Przecież wszyscy czytamy o tym samym, współdzielimy tych samych bohaterów, wydarzenia, kolory, słowa. Ale każdy czyta tak naprawdę trochę inną wersję książki. Bardziej naszą, okiełznaną własnymi zmysłami, granicami jedynej słusznej wyobraźni. A na koniec wyciągamy swoje wnioski, kłócimy się z innymi o to, co najważniejsze, kluczowe, przełomowe w danym tekście. I to jest ogromnie fascynujące, ale jednocześnie najbardziej wymagające w literaturze. Indywidualna percepcja…
Inne dziedziny sztuki nie oczekują od nas aż tak wielkiego poświęcenia, sporego wysiłku intelektualnego, żeby je objąć zmysłami. Muzyka, moja największa miłość, która wspaniale osadza cezury życia na konkretnych utworach, to głównie gra na emocjach, wrażeniach, czuciu i wierze. Może być odtwarzana i słuchana bez potrzeby rozumienia zapisu nutowego, bez analizy wartości rytmicznych nut, oznaczania poszczególnych dźwięków na pięciolinii. Bez wiedzy o graficznej postaci klucza basowego, pauzy ćwierćnutowej czy trójdźwięku. Mało tego. Muzykiem, nawet wybitnym, może być człowiek, który o teorii muzyki nie wie prawie nic. Historia zna takie przypadki. Choćby Jimi Hendrix, który uczestnicząc w sesji z Milesem Davisem, niewiele rozumiał z partytur przed sobą. Swoją drogą ogromna wiekopomna szkoda, że to spotkanie nie przetrwało w postaci albumu muzycznego…
Do subiektywnej oceny obrazu czy zdjęcia nie jest wymagana drobiazgowa wiedza z obszaru historii sztuki. Wystarczy, że coś nam się podoba albo nie. Patrzymy i już wiemy. Nic nie widzimy, to nie wnikamy, nie analizujemy.
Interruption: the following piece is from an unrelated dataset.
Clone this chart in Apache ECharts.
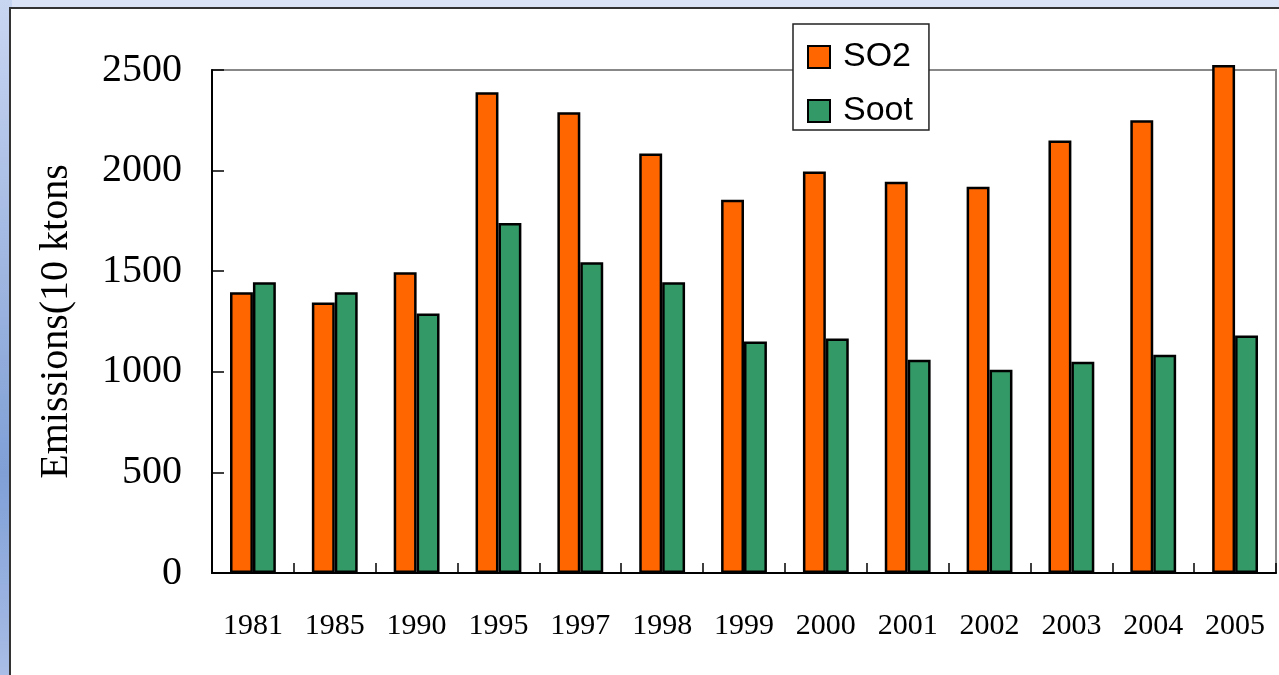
<!DOCTYPE html>
<html>
<head>
<meta charset="utf-8">
<script src="https://cdn.jsdelivr.net/npm/echarts@6/dist/echarts.min.js"></script>
<style>
html,body{margin:0;padding:0;background:#dbe3f7;}
#c{width:1279px;height:675px;}
</style>
</head>
<body>
<div id="c"></div>
<script>
const years = ['1981','1985','1990','1995','1997','1998','1999','2000','2001','2002','2003','2004','2005'];
const so2 = [1395, 1345, 1495, 2390, 2290, 2085, 1855, 1995, 1945, 1920, 2150, 2250, 2525];
const soot = [1445, 1395, 1290, 1740, 1545, 1445, 1150, 1165, 1060, 1010, 1050, 1085, 1180];
const yTicks = [0, 500, 1000, 1500, 2000, 2500];

const chart = echarts.init(document.getElementById('c'));
const serif = '"Liberation Serif","Times New Roman",serif';
chart.setOption({
  animation: false,
  backgroundColor: '#dbe3f7',
  graphic: [
    {type:'rect', z:-10, shape:{x:0,y:0,width:12,height:675},
     style:{fill:{type:'linear',x:0,y:0,x2:0,y2:1,colorStops:[{offset:0,color:'#c9d6f2'},{offset:0.4,color:'#9fb6e0'},{offset:0.7,color:'#7f9fd6'},{offset:1,color:'#a9bde6'}]}}},
    {type:'rect', z:-9, shape:{x:10,y:8,width:1275,height:675}, style:{fill:'#ffffff', stroke:'#333333', lineWidth:2}}
  ],
  grid: {left:212, right:3, top:70, bottom:102, show:true, borderColor:'#888888', borderWidth:2, backgroundColor:'transparent'},
  legend: {
    left: 793, top: 24, orient: 'vertical',
    itemWidth: 22, itemHeight: 22, itemGap: 20,
    padding: [16, 16, 2, 14],
    backgroundColor: '#ffffff', borderColor: '#222', borderWidth: 1.5,
    icon: 'rect',
    textStyle: {fontFamily:'"Liberation Sans",Arial,sans-serif', fontSize:34, color:'#000', padding:[0,0,0,8]},
    data: ['SO2','Soot']
  },
  xAxis: {
    type:'category', data: years,
    axisLine:{lineStyle:{color:'#000', width:2}},
    axisTick:{show:true, inside:true, length:10, lineStyle:{color:'#000', width:1.5}},
    axisLabel:{fontFamily:serif, fontSize:30, color:'#000', margin:38}
  },
  yAxis: {
    type:'value', min:yTicks[0], max:yTicks[yTicks.length-1], interval:500,
    name:'Emissions(10 ktons', nameLocation:'middle', nameGap:136, nameRotate:90,
    nameTextStyle:{fontFamily:serif, fontSize:40, color:'#000'},
    axisLine:{show:true, lineStyle:{color:'#000', width:2}},
    axisTick:{show:true, inside:true, length:12, lineStyle:{color:'#000', width:1.5}},
    splitLine:{show:false},
    axisLabel:{fontFamily:serif, fontSize:40, color:'#000', margin:30, formatter: v => String(v)}
  },
  series: [
    {name:'SO2', type:'bar', data: so2, barGap:'0%', barCategoryGap:'44%', clip:false,
     itemStyle:{color:'#ff6600', borderColor:'#000', borderWidth:2.5}},
    {name:'Soot', type:'bar', data: soot, barGap:'0%', barCategoryGap:'44%', clip:false,
     itemStyle:{color:'#339966', borderColor:'#000', borderWidth:2.5}}
  ]
});
</script>
</body>
</html>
Nawet najbardziej awangardowi twórcy, oceniając skrajnie abstrakcyjne dzieła swoich kolegów, są trochę bezsilni bez kontekstu. Zwłaszcza kiedy nie widzą na obrazie podpisu, opisu, daty.
Iwo, jeden z bohaterów BUfffO, mówi:
„Literatura wymaga od nas bezwzględnej znajomości kodu, pełnej wiedzy o dźwiękowej i graficznej postaci liter i cyfr. Ich kształtów i wymowy uczymy się od pierwszych lat życia, z czasem zrastamy się z nimi. Mówienie, a następnie czytanie i pisanie, to umiejętności i czynności kształtowane oraz praktykowane przez dziesięciolecia. Minie wiele tysięcy godzin obcowania z mową, dźwiękiem, zapisem graficznym liter, słów, zdań, zanim dziecko przeczyta pierwszą stronę tekstu. I kolejne hektolitry czasu, zanim napisze własnoręcznie pierwszą stronę tekstu. To umysłowa sztuka porównywalna chyba tylko z układaniem trudnej do ogarnięcia wzrokiem mozaiki z bardzo malutkich kamyczków. Mimo ogromnego wysiłku szanujemy i kultywujemy tę sztukę niezależnie od płci, poglądów, szerokości i długości geograficznej. Jeżeli ktoś jednak nie zna kodu, to literatura nie będzie dla niego istniała. Ale to dopiero pierwszy warunek rozumienia literatury! Odczytywania intencji wyrażonych wprost. W całym procesie twórczym i odbiorczym nie jest ważne to, o czym czytamy, ale to, co z tej historii weźmiemy dla siebie…”
Takie są odwieczne zasady komunikacji literackiej. Czyli w naszym przypadku losy trójki bohaterów literalnie są intensywne, wesołe i czasem zaskakujące. Jednak najcenniejsze jest to, co wyłania się spomiędzy wierszy. Jakby z wnętrza stron, które są gęsto zapisane literami, układającymi się w słowa, a te w zdania, i w końcu w całe konstrukcje myślowe.